Dois dias antes, no domingo, viu o Estado matar outro adolescente de 17 anos, perto de sua casa. Mandou as fotos do corpo para as companheiras do Mães de Manguinhos. Ninguém sabia o nome do menino, que não era morador de Manguinhos. Janaina ficou atordoada, triste, desesperada. A cada morte na favela, as mães que perderam seus filhos revivem os assassinatos e sentem na pele a morte outra vez.

Foram três adolescentes mortos pelos fuzis do Estado essa semana nas favelas. Mas a mídia noticia que eles foram vítimas de “bala perdida”, essa categoria que contribui para a legitimação do processo social do genocídio.

O dia nem amanheceu e o Estado aterroriza a Maré e o Complexo do Alemão. O helicóptero aéreo dispara no Alemão. Dona Tereza, que teve seu filho morto pelo Estado, não pode sair de casa, pois “não dá para botar a cara para fora de casa. É muito tiro”.

Às 7h, a confirmação. Janaína foi morta pelo Estado. Teve seis paradas cardíacas.O Estado matou Christian e agora levou sua mãe, vítima de depressão. O extermínio promovido pelo Estado corporificado no peito de Janaína. O coração adoecido da mãe parou de pulsar.

Nos grupos de familiares de vítimas, o desespero das companheiras de luta de Janaína. O sofrimento. O grito. O choro. As Mães de Manguinhos saem pelas ruas atrás da família de Janaína. As outras mães se desesperam, passam mal, vomitam, tomam calmante, tremulam. O Estado aniquila a saúde das mães e moradores de favelas. Quantos mais tem que morrer para o genocídio acabar?

“A bala tá voando”, conta um morador da Maré, que passou a noite em claro, por conta da chuva de tiros da polícia. Mais cinco mortos pelo Estado, além de pelo menos outros oito feridos. Um professor, William, assassinado em via pública pela polícia. A TV afirma que ele tinha passagem por porte de arma. Mais uma vez, a mídia criminaliza os mortos pelo Estado, e este afirma que a operação foi “bem sucedida”, pois apreenderam drogas.
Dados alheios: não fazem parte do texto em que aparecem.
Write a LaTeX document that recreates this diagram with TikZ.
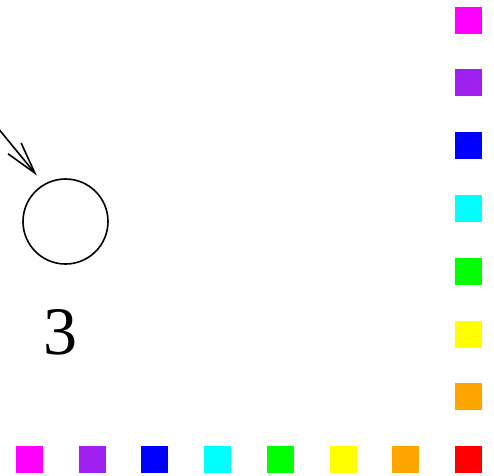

Dona Tereza ainda não conseguiu sair de casa no Alemão, pois a polícia continua violando os direitos dos moradores. E a operação na Maré não acabou. As mães de vítimas continuam chorando. Um choro coletivo. A morte é coletiva. Mas uma abraça a outra, se afagando, se consolando, se fortalecendo. “Vamos resistir, por Janaína”, elas gritam.

O Rio não amanheceu.

Texto de Natasha Neri, 06 de novembro de 2018.